Een Nederlands advocatenkantoor dat zich met zijn dienstverlening specifiek richt op Duitsland, moet in rechte een Duitse klant in Duitsland aanspreken. ‘Omdat is gecontracteerd met een in Duitsland wonende consument is de Nederlandse rechter onbevoegd,’ aldus het Gerechtshof Arnhem-Leeuwarden.
Het gaat om een verschil van mening over een declaratie. De Duitse cliënt wil die niet betalen. Het in Enschede opererende Lassche Advocaten probeert de betaling via de Nederlandse rechter af te dwingen. De kantonrechter gaat daar in eerste instantie in mee, maar het Hof Arnhem-Leeuwarden vernietigt dat vonnis.
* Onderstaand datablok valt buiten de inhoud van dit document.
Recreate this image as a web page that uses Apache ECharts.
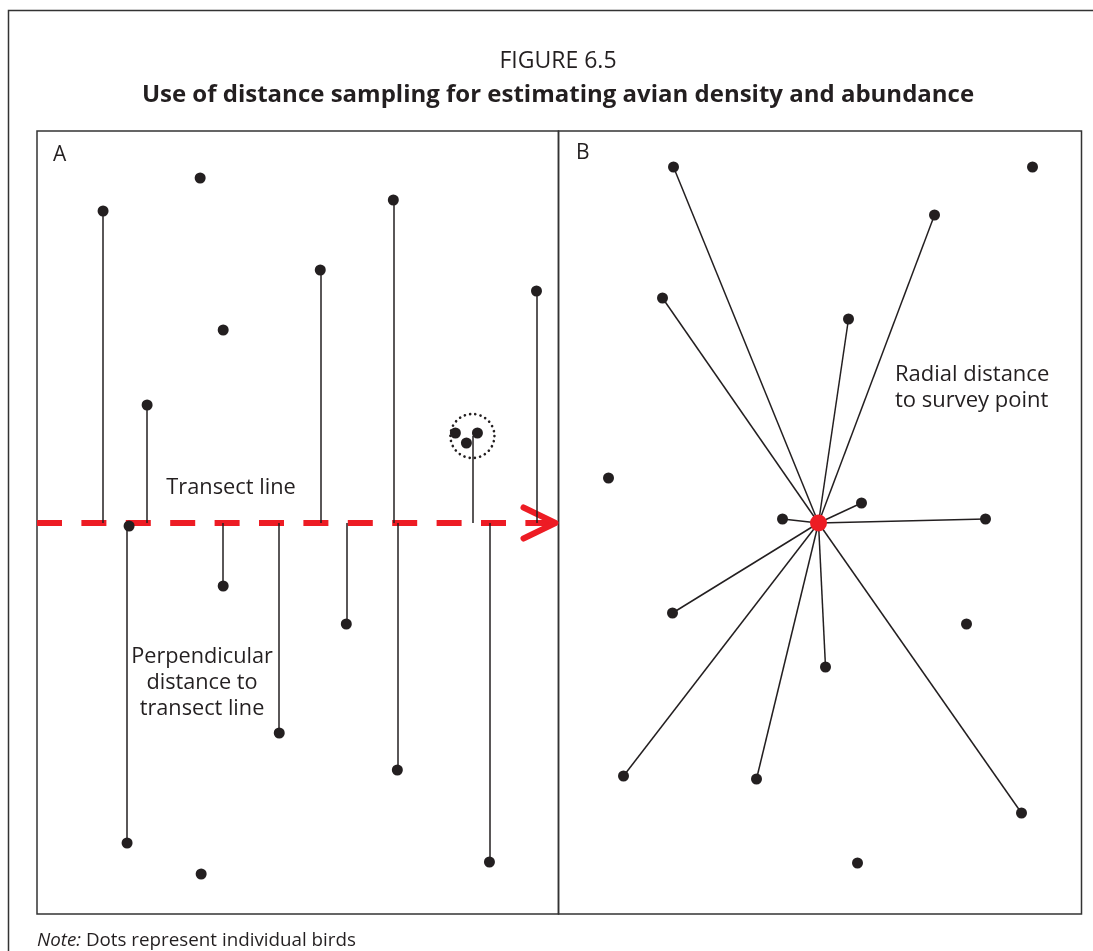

Volgens het Hof richt Lassche zich met haar commerciële en beroepsactiviteiten mede op Duitsland. ‘Lassche heeft een website in de Duitse taal met de (Duitse) topleveldomeinnaam “.de”, verwijst op haar website naar haar internationale (Duitse) clientèle en nodigt uitdrukkelijk Duitse klanten uit om van haar diensten in Nederland gebruik te maken. Zij noemt zichzelf “Rechtsanwälte” en afficheert zich ermee met haar klanten in de Duitse taal te kunnen communiceren. Dat alles vormt een voldoende aanwijzing dat Lassche van plan was om handel te drijven met consumenten die woonplaats hebben in een andere lidstaat, namelijk Duitsland,’ aldus het Hof.
Daarmee is voldaan aan de toepasselijke verordening (Brussel I bis), en kan het declaratiegeschil alleen worden voorgelegd aan een Duitse rechter.